Ruth Condomine, Charles’s second wife. Like her husband, Ruth is witty and sophisticated, and she is quite the society matron. Ruth is a bit stuffy and a little predictable. She is convinced that Charles has lost his mind when Elvira appears, because at first she can neither see nor hear Elvira. Throughout much of the play, Ruth acts as a concerned wife, trying to restore Charles to normalcy.
Elvira, the ghost of Charles’s first wife. Elvira is gray from head to toe, and only Charles can see or hear her. In life, Elvira was spirited, outgoing, wild, and carefree. In death, she is no different; she has cocktails with Genghis Khan. She does love Charles, if somewhat casually, and is jealous of Ruth. Her attempts to monopolize the attention and conversation of Charles after she reappears form the central tension of the play.
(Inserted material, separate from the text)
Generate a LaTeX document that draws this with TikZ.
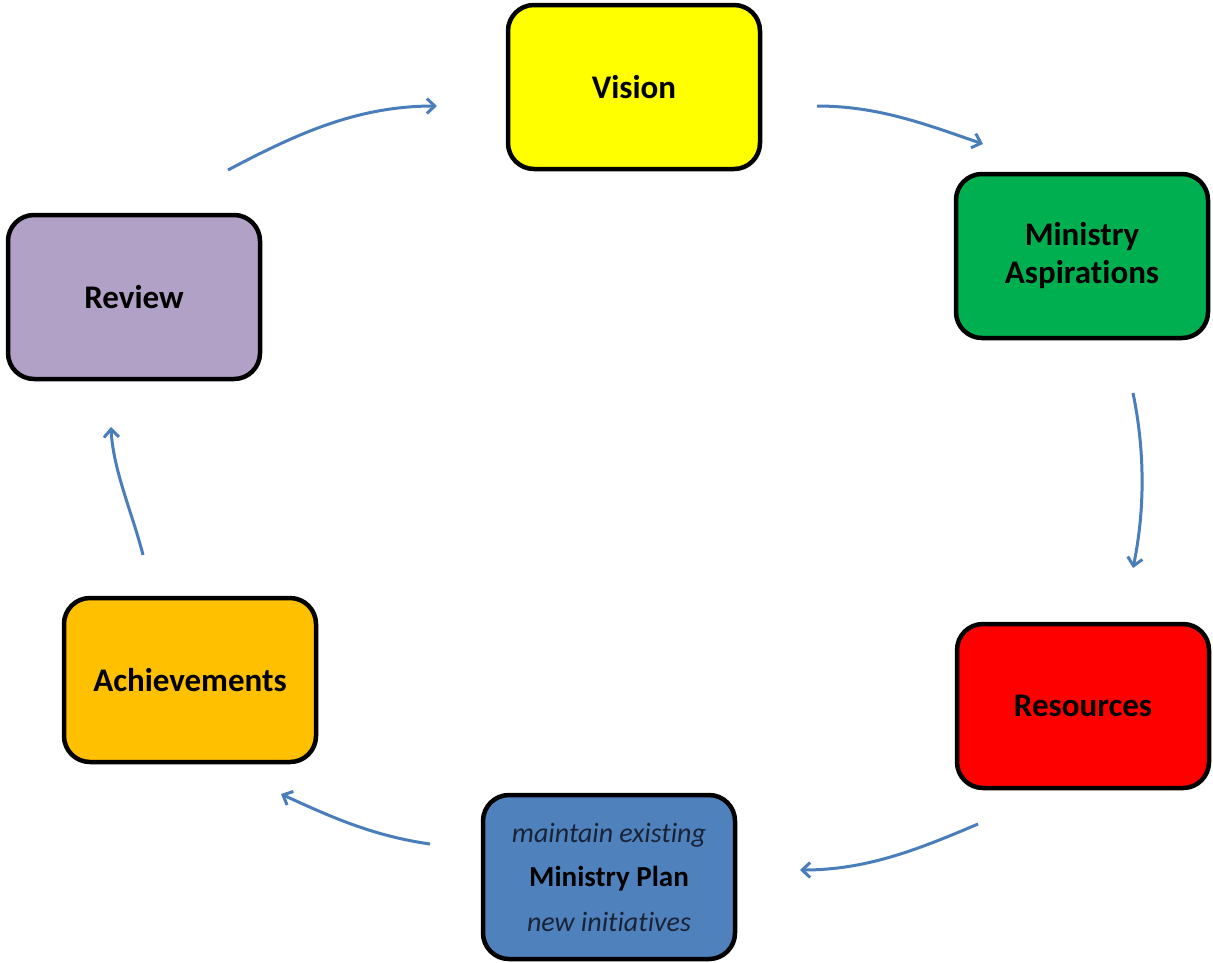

Madame Arcati, the local spiritualist and medium. Elderly but spry, Madame Arcati bicycles into the play wearing slightly outlandish clothes and talking to an eight-year-old contact on the other side. As everyone soon finds out, Madame Arcati is no fraud. She truly is in contact with the other world and inadvertently is the “medium” through which Elvira is called back to this one. The problem is that Madame Arcati cannot figure out how to return Elvira to the other side.
Edith, the maid. Edith plays a tiny part in the bulk of the play but turns out to be a central character. Edith, not Charles, has the extrasensory powers that called Elvira back from the dead, and only Edith can make Elvira return.